# [DATASET RECORDS]

═══

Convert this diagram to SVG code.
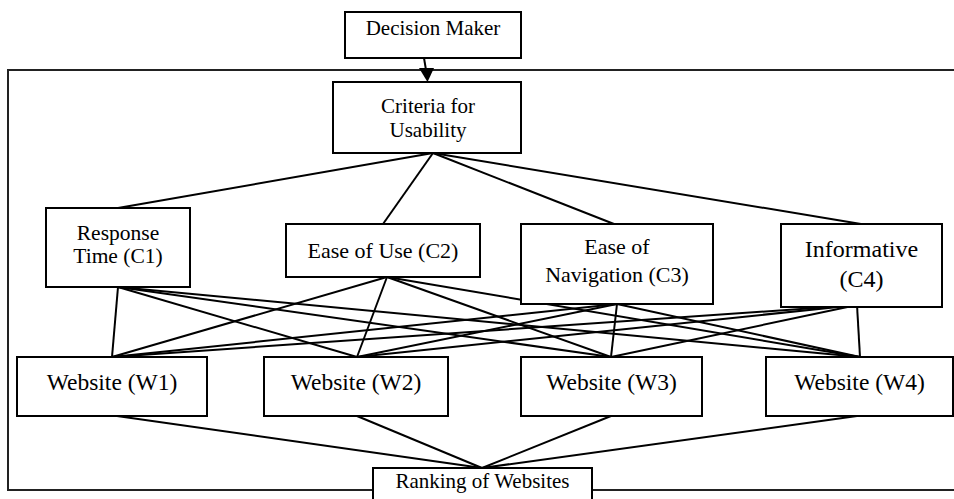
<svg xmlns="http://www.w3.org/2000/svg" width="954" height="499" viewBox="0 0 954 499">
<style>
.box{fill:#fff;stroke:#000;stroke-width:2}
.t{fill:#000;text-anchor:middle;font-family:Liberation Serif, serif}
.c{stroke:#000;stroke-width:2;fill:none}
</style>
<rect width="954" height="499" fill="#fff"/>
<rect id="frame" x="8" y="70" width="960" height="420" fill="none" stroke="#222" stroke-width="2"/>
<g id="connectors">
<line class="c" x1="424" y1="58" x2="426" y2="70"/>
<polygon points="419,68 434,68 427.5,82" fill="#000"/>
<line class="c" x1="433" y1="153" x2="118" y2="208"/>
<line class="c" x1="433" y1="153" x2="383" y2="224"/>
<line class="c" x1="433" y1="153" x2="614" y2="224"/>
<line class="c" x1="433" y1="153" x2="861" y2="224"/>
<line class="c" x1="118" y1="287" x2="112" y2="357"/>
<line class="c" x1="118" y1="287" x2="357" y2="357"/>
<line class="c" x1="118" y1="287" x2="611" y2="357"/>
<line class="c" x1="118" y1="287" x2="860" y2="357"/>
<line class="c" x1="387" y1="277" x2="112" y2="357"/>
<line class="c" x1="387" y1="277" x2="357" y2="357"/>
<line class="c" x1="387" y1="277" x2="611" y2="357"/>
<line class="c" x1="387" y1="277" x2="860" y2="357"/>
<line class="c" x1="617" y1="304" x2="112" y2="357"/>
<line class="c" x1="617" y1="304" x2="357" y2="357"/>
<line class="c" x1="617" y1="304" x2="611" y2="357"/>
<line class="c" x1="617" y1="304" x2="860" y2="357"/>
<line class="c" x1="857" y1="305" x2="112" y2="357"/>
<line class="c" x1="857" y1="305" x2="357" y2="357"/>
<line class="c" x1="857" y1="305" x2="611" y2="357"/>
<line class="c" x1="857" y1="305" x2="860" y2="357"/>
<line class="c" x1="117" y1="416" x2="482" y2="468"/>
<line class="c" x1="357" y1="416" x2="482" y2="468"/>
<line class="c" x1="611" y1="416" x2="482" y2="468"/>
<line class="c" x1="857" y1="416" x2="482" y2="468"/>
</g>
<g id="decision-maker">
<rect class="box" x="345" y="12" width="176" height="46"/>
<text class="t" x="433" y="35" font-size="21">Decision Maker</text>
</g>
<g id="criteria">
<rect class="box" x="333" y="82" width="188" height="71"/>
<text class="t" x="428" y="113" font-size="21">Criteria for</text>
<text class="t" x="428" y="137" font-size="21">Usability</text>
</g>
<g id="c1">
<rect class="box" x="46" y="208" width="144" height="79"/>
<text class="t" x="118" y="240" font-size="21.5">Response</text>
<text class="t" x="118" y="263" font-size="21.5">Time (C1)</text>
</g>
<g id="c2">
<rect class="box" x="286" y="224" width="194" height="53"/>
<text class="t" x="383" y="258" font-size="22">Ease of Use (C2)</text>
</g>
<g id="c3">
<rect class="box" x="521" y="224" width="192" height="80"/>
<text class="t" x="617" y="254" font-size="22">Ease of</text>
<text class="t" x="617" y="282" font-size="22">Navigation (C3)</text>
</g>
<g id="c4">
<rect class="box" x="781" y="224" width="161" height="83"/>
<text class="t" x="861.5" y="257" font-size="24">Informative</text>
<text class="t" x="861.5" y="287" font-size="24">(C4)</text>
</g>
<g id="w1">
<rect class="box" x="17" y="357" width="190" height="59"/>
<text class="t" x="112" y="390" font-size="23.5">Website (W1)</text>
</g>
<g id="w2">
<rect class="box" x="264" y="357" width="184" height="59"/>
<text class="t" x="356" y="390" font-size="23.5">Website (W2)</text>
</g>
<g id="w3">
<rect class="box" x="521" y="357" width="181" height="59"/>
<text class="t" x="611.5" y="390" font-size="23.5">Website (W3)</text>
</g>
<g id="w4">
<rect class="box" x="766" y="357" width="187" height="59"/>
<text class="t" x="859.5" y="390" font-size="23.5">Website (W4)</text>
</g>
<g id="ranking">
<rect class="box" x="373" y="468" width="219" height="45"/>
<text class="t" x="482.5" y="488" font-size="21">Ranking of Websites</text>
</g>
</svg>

═══

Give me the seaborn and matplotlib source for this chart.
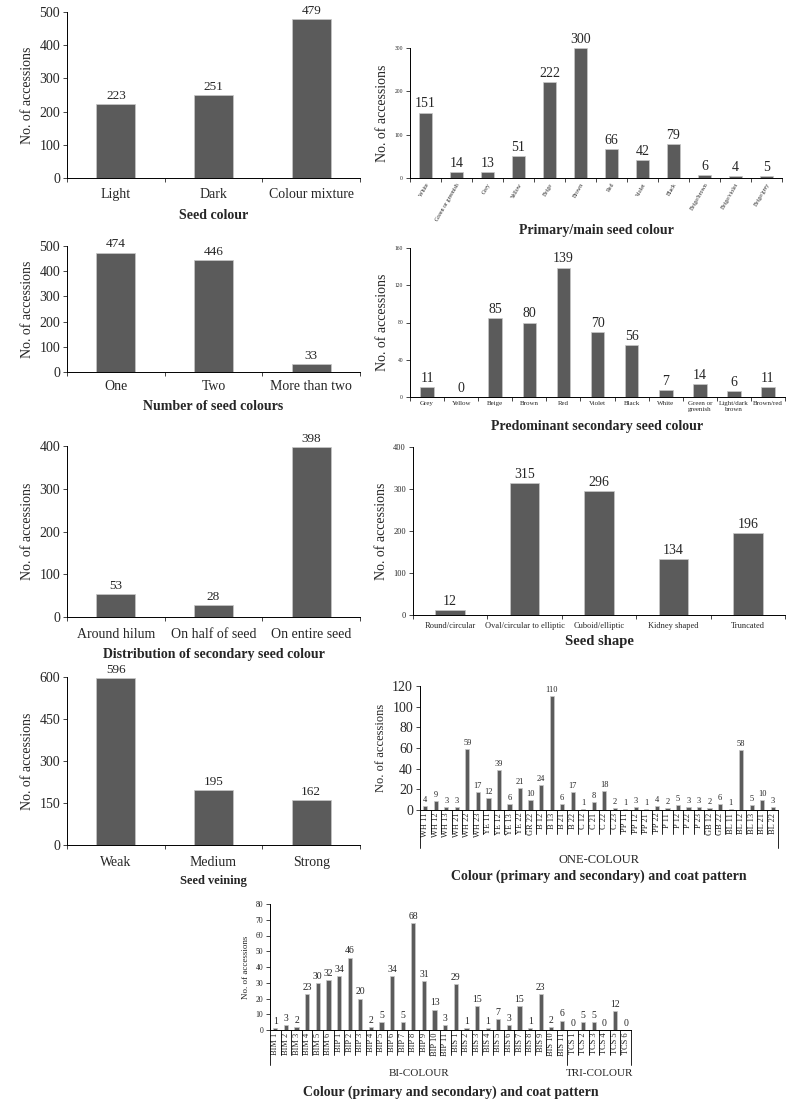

═══

# [WORK TO BE COMPLETED]
How many lines in the records above contain the word "this"? Reply with the number and nothing more.

# [THE RESULT]
2